#### AIM:
Everything from the opening line of the records below through the line with "(312,884) rectangle (698,1023);" must be duplicated exactly, pictures left out.

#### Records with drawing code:
____________________
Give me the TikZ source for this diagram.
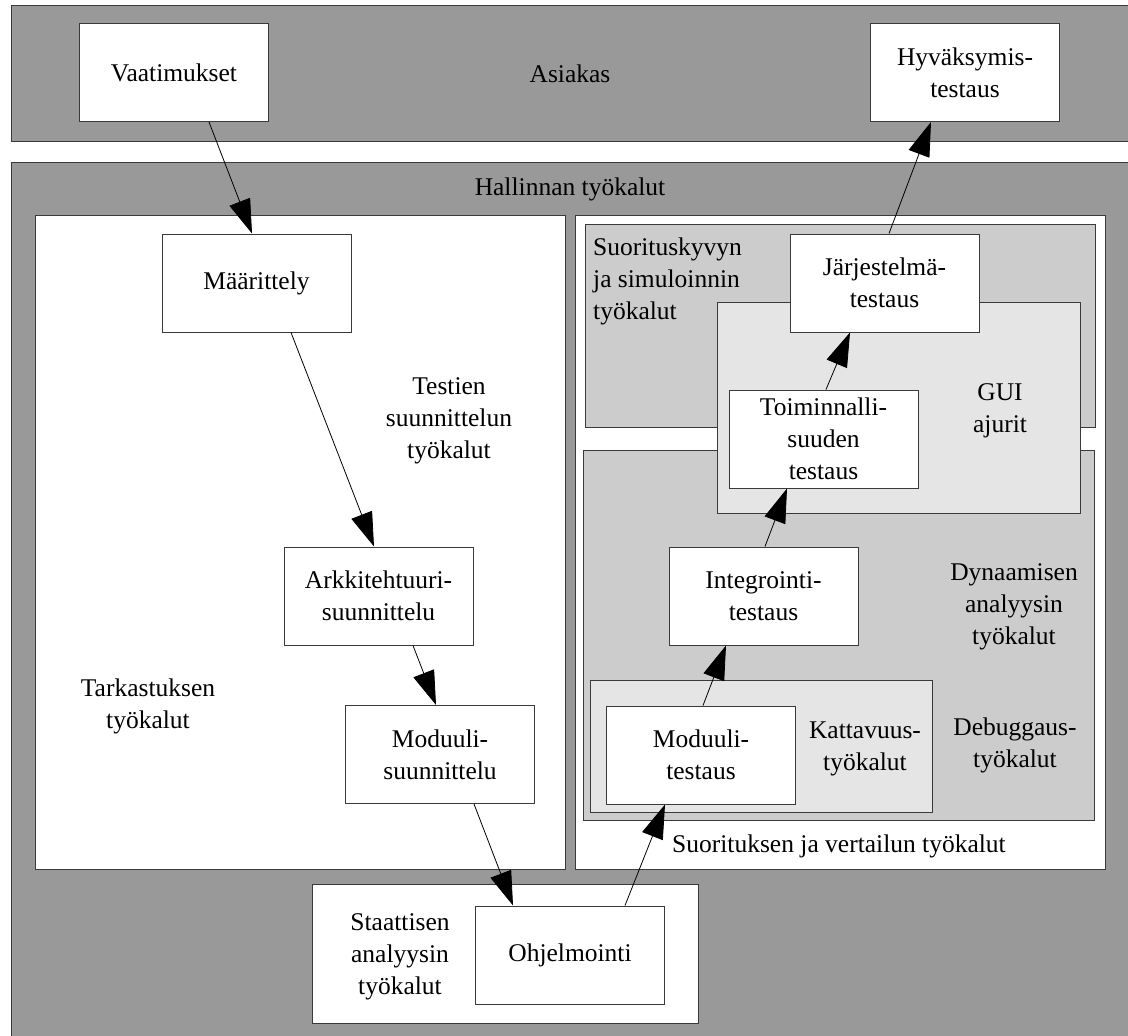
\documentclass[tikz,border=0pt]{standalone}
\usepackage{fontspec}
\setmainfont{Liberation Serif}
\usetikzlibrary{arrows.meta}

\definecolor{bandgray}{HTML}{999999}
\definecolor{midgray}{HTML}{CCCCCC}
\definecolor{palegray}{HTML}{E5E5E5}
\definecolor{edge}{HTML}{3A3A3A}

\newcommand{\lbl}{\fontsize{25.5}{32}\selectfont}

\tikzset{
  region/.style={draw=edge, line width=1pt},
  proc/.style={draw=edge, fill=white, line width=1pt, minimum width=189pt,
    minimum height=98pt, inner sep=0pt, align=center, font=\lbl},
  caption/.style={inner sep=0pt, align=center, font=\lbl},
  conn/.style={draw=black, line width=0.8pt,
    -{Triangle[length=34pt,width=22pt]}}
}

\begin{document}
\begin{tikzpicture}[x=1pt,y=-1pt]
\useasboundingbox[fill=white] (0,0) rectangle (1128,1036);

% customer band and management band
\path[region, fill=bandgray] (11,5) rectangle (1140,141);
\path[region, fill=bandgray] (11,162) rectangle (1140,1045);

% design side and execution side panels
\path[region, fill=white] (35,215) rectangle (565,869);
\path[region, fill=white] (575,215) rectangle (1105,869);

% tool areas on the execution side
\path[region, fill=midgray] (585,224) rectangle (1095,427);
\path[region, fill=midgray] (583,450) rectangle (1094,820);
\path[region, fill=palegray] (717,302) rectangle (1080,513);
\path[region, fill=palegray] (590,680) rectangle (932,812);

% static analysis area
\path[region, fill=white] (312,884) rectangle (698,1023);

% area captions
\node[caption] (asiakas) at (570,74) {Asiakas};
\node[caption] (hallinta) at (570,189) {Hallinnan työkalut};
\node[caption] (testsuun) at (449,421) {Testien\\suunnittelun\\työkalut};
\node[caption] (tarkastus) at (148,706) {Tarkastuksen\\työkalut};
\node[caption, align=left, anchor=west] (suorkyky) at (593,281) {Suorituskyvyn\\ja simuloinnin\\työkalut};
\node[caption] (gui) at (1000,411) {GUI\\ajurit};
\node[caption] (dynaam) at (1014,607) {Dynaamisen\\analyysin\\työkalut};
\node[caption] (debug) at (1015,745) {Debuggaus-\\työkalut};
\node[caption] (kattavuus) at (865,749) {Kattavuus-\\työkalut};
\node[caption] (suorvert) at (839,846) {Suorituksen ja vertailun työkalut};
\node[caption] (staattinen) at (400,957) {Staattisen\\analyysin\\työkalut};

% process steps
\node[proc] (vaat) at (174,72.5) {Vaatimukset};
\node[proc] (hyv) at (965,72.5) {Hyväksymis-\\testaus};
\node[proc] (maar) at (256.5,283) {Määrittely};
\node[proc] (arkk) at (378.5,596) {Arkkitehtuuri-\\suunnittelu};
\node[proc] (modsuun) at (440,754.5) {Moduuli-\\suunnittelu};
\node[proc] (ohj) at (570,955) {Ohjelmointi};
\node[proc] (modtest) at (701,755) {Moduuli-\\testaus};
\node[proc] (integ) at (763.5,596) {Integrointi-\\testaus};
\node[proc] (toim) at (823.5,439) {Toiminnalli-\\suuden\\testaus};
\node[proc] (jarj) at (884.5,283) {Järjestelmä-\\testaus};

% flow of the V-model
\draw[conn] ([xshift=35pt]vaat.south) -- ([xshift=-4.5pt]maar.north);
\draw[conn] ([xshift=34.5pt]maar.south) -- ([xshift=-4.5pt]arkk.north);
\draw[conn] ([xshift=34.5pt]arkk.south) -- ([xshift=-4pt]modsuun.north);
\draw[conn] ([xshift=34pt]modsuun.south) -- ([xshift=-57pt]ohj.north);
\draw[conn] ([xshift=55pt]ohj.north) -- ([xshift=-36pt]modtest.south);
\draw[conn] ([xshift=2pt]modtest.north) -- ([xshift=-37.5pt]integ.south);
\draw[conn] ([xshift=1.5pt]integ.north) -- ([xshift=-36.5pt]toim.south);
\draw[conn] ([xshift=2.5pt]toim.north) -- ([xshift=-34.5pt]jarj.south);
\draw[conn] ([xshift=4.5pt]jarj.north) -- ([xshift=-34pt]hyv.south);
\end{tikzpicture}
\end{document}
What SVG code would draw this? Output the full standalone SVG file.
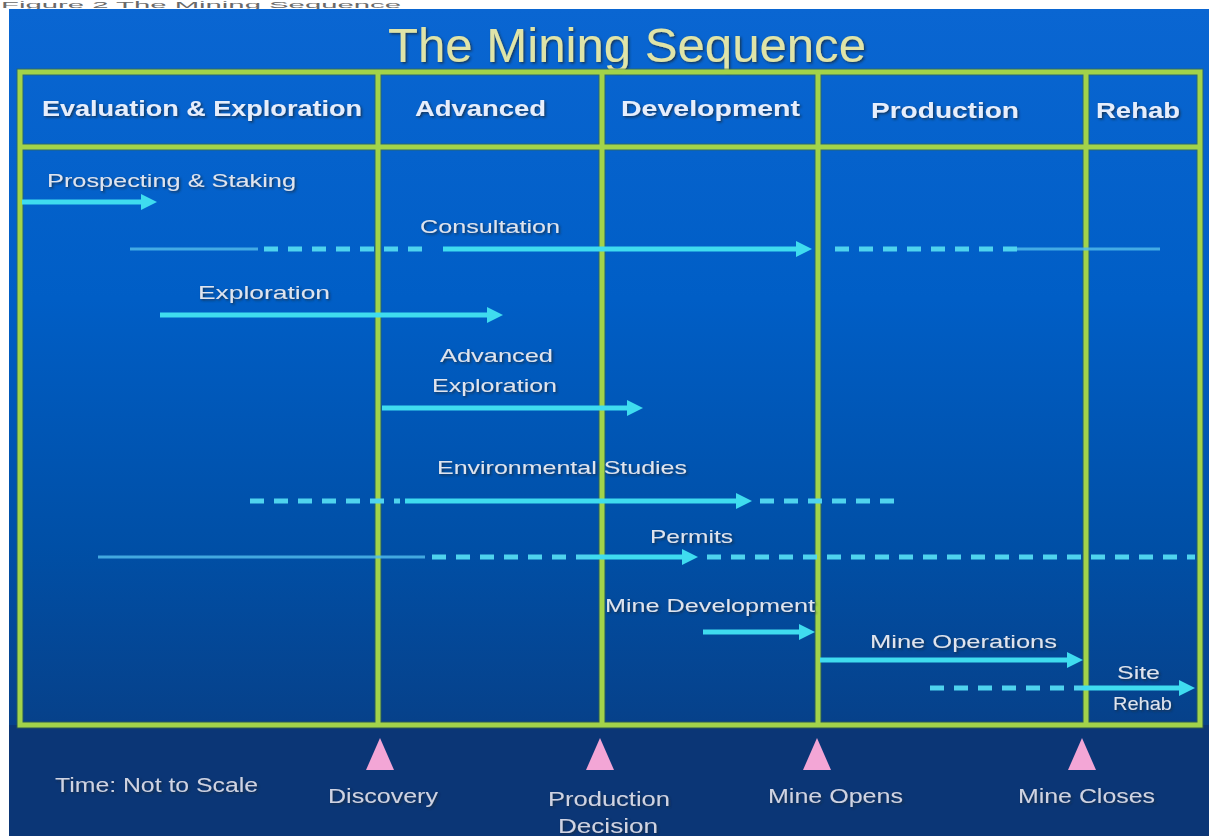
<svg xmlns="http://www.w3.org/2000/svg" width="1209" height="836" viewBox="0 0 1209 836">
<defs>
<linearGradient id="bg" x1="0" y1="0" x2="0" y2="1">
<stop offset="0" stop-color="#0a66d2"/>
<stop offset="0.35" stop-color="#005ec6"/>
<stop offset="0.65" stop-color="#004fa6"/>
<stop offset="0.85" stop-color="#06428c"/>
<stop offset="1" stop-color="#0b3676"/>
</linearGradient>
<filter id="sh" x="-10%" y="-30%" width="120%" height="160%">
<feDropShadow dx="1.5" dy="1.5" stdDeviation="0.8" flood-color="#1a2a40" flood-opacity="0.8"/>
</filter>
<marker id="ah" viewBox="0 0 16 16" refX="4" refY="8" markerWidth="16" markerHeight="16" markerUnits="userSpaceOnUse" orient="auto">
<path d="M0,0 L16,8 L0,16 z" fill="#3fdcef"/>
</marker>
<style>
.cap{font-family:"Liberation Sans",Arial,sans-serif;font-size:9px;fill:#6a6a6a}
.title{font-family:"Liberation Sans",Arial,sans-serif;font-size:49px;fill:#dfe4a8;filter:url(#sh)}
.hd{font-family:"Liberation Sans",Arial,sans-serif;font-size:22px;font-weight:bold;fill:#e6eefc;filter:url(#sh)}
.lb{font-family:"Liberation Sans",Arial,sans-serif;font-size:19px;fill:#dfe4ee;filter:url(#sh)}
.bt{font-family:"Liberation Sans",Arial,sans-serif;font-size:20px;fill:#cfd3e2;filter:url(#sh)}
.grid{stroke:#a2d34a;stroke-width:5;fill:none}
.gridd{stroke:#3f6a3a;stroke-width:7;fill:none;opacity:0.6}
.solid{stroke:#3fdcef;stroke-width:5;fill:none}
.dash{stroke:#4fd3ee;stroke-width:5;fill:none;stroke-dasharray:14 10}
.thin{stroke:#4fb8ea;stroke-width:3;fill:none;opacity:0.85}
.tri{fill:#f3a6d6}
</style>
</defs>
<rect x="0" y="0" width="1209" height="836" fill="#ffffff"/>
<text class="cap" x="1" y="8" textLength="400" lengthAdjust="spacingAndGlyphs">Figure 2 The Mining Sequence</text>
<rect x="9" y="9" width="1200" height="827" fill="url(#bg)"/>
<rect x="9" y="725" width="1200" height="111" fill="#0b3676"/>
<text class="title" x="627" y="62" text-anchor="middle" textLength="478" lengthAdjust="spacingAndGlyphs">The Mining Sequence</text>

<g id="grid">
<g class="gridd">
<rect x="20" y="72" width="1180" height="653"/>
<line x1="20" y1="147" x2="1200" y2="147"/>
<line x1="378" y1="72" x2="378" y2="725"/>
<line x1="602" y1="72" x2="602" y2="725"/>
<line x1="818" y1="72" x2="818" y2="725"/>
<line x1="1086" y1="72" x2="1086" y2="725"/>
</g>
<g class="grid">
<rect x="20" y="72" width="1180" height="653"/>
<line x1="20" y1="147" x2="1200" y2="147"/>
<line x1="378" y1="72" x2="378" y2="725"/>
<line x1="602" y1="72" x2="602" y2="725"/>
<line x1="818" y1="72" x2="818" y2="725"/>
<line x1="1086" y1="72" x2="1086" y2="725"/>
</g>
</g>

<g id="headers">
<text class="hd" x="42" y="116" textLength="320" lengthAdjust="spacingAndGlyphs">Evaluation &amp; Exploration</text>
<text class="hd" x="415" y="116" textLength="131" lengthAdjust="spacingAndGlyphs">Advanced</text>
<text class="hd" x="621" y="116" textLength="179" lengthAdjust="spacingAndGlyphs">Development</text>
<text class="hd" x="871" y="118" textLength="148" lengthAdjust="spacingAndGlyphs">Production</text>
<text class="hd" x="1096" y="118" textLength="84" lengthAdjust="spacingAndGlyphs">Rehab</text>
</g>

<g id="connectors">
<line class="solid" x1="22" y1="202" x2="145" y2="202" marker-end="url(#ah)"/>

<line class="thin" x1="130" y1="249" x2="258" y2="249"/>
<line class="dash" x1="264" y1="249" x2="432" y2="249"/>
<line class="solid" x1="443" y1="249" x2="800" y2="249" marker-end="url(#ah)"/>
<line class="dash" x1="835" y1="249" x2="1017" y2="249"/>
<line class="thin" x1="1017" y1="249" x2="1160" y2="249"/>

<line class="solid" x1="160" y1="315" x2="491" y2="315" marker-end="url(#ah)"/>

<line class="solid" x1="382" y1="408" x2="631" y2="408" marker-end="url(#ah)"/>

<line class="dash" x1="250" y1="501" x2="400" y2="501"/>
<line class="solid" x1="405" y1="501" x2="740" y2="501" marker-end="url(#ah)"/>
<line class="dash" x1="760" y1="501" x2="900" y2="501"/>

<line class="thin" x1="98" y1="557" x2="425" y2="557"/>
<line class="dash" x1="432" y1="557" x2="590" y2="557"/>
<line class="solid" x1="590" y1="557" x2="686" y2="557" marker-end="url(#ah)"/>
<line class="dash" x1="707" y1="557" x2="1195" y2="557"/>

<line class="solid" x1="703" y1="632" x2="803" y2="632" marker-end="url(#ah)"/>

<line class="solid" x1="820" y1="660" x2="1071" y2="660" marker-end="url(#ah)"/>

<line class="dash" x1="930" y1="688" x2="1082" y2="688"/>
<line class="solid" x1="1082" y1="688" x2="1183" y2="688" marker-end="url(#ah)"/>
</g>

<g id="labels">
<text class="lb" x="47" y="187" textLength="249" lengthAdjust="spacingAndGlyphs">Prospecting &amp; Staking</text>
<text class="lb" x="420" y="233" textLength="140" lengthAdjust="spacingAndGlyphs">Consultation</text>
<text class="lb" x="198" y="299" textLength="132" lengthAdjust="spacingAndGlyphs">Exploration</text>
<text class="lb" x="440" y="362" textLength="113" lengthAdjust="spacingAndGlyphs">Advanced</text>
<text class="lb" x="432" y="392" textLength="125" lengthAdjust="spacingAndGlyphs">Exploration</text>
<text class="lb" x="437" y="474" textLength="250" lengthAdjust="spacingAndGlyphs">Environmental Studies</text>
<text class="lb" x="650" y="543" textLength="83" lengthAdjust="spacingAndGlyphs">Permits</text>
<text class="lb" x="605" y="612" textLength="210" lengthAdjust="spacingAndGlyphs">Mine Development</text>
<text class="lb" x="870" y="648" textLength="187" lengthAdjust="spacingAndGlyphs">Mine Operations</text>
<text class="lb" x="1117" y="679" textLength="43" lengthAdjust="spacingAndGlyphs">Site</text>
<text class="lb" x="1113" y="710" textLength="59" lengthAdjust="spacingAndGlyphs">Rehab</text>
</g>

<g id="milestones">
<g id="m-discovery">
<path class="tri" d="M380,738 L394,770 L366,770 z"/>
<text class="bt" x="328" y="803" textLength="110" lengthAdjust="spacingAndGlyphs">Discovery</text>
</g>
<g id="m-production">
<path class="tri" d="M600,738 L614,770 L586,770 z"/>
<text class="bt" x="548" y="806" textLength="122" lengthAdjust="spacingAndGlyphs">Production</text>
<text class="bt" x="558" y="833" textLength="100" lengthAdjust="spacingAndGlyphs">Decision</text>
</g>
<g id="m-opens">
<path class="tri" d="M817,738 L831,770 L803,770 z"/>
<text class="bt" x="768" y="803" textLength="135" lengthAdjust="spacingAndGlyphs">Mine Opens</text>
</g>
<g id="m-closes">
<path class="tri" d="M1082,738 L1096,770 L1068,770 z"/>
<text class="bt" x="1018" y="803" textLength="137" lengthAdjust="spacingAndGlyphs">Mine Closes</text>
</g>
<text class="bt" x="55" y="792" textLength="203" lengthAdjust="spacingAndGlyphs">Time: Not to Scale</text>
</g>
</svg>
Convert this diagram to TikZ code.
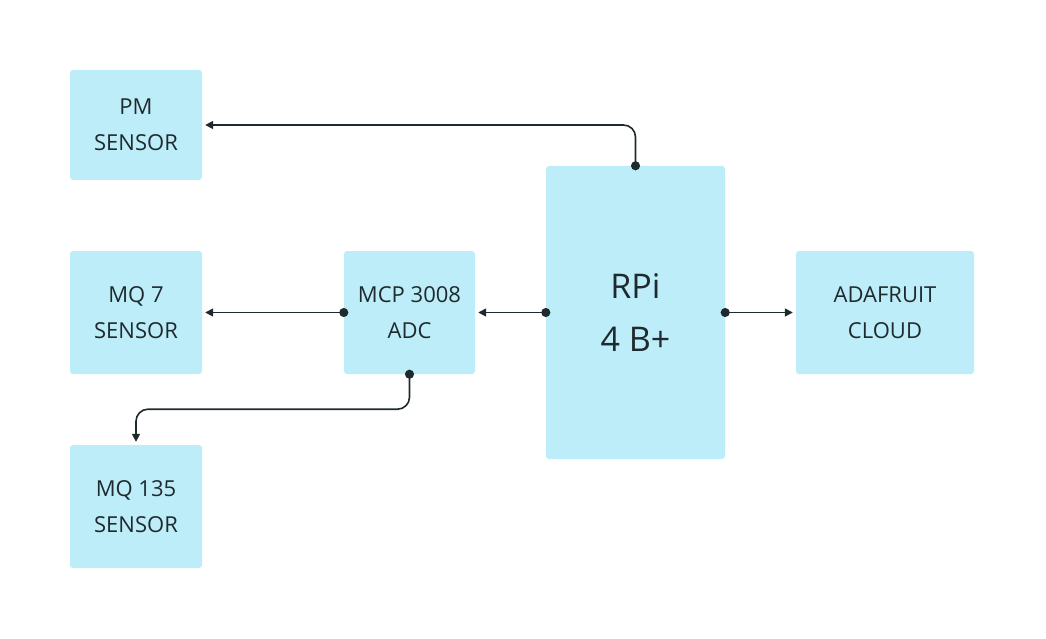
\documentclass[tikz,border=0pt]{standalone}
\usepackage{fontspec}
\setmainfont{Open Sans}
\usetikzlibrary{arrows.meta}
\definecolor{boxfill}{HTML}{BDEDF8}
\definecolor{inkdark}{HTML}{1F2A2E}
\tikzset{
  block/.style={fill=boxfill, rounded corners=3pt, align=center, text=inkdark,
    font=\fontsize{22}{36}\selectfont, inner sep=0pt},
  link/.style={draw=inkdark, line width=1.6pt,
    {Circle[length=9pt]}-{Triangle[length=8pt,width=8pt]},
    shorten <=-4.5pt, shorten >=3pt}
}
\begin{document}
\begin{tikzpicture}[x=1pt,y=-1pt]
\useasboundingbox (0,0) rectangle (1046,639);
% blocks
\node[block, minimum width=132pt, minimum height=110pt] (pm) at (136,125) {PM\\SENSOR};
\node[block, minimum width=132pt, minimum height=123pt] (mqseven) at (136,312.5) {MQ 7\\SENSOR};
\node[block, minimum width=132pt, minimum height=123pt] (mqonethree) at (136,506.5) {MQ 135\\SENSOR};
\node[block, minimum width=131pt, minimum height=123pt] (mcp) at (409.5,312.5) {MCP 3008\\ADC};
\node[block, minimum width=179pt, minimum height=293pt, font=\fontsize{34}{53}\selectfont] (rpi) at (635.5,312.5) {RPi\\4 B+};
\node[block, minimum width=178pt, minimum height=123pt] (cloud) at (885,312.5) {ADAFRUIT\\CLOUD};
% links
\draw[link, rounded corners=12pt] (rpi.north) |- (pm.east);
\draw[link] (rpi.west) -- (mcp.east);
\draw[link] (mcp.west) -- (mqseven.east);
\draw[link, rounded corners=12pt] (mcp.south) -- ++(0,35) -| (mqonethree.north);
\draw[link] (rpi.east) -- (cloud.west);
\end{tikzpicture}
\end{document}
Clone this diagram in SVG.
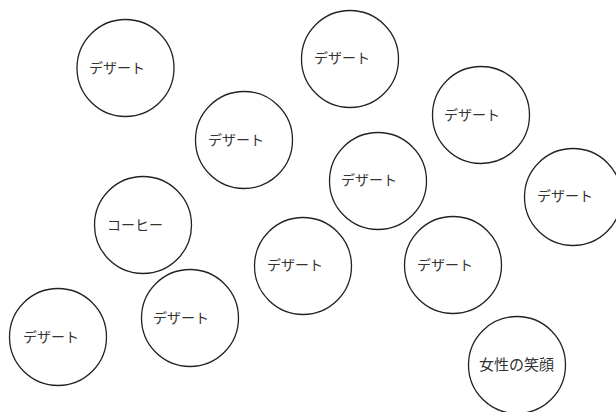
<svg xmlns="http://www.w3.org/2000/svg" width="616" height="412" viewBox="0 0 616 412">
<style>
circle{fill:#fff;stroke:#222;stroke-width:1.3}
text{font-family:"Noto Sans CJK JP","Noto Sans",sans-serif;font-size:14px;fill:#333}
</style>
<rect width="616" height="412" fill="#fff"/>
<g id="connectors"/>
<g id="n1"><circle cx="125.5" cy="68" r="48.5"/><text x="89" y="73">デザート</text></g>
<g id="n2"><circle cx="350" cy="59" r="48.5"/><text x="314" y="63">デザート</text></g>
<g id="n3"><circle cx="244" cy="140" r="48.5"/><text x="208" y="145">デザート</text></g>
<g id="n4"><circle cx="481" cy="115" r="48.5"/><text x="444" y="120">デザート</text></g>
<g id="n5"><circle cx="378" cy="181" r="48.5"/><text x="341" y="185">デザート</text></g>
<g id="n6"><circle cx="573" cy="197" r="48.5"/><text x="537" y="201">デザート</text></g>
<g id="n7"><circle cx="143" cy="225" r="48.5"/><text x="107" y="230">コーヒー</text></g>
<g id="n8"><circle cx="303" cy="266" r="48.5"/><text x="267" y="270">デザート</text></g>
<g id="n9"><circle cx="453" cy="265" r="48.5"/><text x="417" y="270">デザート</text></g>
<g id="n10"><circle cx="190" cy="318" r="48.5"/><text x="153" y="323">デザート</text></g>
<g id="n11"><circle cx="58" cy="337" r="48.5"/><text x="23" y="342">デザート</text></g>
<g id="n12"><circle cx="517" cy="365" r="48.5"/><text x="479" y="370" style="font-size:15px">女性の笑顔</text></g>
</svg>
____________________
#### RESULT BELOW:
Give me the TikZ source for this diagram.
\documentclass[tikz,border=0pt]{standalone}
\usepackage{fontspec}
\setmainfont{Liberation Serif}
\usetikzlibrary{arrows.meta}

\definecolor{bandgray}{HTML}{999999}
\definecolor{midgray}{HTML}{CCCCCC}
\definecolor{palegray}{HTML}{E5E5E5}
\definecolor{edge}{HTML}{3A3A3A}

\newcommand{\lbl}{\fontsize{25.5}{32}\selectfont}

\tikzset{
  region/.style={draw=edge, line width=1pt},
  proc/.style={draw=edge, fill=white, line width=1pt, minimum width=189pt,
    minimum height=98pt, inner sep=0pt, align=center, font=\lbl},
  caption/.style={inner sep=0pt, align=center, font=\lbl},
  conn/.style={draw=black, line width=0.8pt,
    -{Triangle[length=34pt,width=22pt]}}
}

\begin{document}
\begin{tikzpicture}[x=1pt,y=-1pt]
\useasboundingbox[fill=white] (0,0) rectangle (1128,1036);

% customer band and management band
\path[region, fill=bandgray] (11,5) rectangle (1140,141);
\path[region, fill=bandgray] (11,162) rectangle (1140,1045);

% design side and execution side panels
\path[region, fill=white] (35,215) rectangle (565,869);
\path[region, fill=white] (575,215) rectangle (1105,869);

% tool areas on the execution side
\path[region, fill=midgray] (585,224) rectangle (1095,427);
\path[region, fill=midgray] (583,450) rectangle (1094,820);
\path[region, fill=palegray] (717,302) rectangle (1080,513);
\path[region, fill=palegray] (590,680) rectangle (932,812);

% static analysis area
\path[region, fill=white] (312,884) rectangle (698,1023);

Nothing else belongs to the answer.